If you haven't setup your AWS credentials, setup using the configuration CLI.
You will need your access and Secret key, with permissions to use SageMaker.

In [None]:
!aws configure

In [None]:
from pathlib import Path

import sagemaker
import wget
from omegaconf import OmegaConf
from sagemaker import get_execution_role
from sagemaker.pytorch import PyTorch

from nemo.utils.notebook_utils import download_an4

In [None]:
sess = sagemaker.Session()

### 2. Download the NeMo source code

SageMaker allows you to pass in your own source code, with an entrypoint script.

Below we download the AWS NeMo `config.yaml` which contains our configuration, and the `speech_to_text_ctc_finetune.py` script to run fine-tuning.

In [None]:
code_dir = Path('./code/')
config_dir = code_dir / 'conf/'
data_dir = Path('./data/')
code_dir.mkdir(exist_ok=True)
config_dir.mkdir(exist_ok=True)

In [None]:
config_path = str(config_dir / "config.yaml")
wget.download(
    "https://raw.githubusercontent.com/NVIDIA/NeMo/feat/aws-asr/tutorials/asr/cloud/aws/conf/config.yaml", config_path
)
wget.download(
    "https://raw.githubusercontent.com/NVIDIA/NeMo/feat/aws-asr/tutorials/asr/cloud/aws/speech_to_text_ctc_finetune.py",
    str(code_dir),
)

We also create a `requirements.txt` file within our source code to install NeMo.

In [None]:
with open(code_dir / 'requirements.txt', 'w') as f:
    f.write("nemo_toolkit[all]")

### 3. Configure the fine-tuning job

Now we configure the fine-tuning job, by modifying the `config.yaml` file that is stored in our source code directory.
We pass relative directory paths for the data, and the path to the `pretrained_model` we'll be using.

In [None]:
conf = OmegaConf.load(config_path)

conf.pretrained_model_name = "nvidia/stt_en_conformer_ctc_large"

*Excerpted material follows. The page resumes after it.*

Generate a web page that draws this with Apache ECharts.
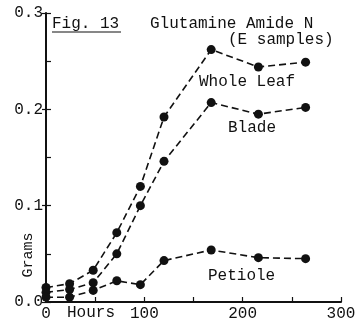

conf.model.train_ds.manifest_filepath = ("/opt/ml/input/data/training/an4/train_manifest.json",)
conf.model.validation_ds.manifest_filepath = "/opt/ml/input/data/testing/an4/test_manifest.json"
conf.trainer.accelerator = "gpu"
conf.trainer.max_epochs = 1
OmegaConf.save(conf, config_dir / 'config.yaml')

### 4. Setup the AN4 Dataset, upload data to S3

We now download our training and validation data, uploading to S3 so that SageMaker can mount our data to the instance at runtime.

In [None]:
# within the SageMaker container, mount_dir will be where our data is stored.
download_an4(
    data_dir=str(data_dir),
    train_mount_dir="/opt/ml/input/data/training/",
    test_mount_dir="/opt/ml/input/data/testing/",
)

# Upload to the default bucket
prefix = "an4"
bucket = sess.default_bucket()
loc = sess.upload_data(path=str(data_dir), bucket=bucket, key_prefix=prefix)

### 4. Run fine-tuning job on SageMaker

Finally we pass the path of the training and validation data on S3 + the output directory on S3.

In [None]:
channels = {"training": loc, "testing": loc}

role = get_execution_role()

output_path = "s3://" + sess.default_bucket() + "/nemo-output/"

local_mode = True

if local_mode:
    instance_type = "local_gpu"
else:
    instance_type = "ml.p2.xlarge"

est = PyTorch(
    entry_point="speech_to_text_ctc_finetune.py",
    source_dir="code",  # directory of your training script
    role=role,
    instance_type=instance_type,
    instance_count=1,
    framework_version="1.12.0",
    py_version="py38",
    volume_size=250,
    output_path=output_path,
    hyperparameters={'config-path': 'conf'},
)

est.fit(inputs=channels)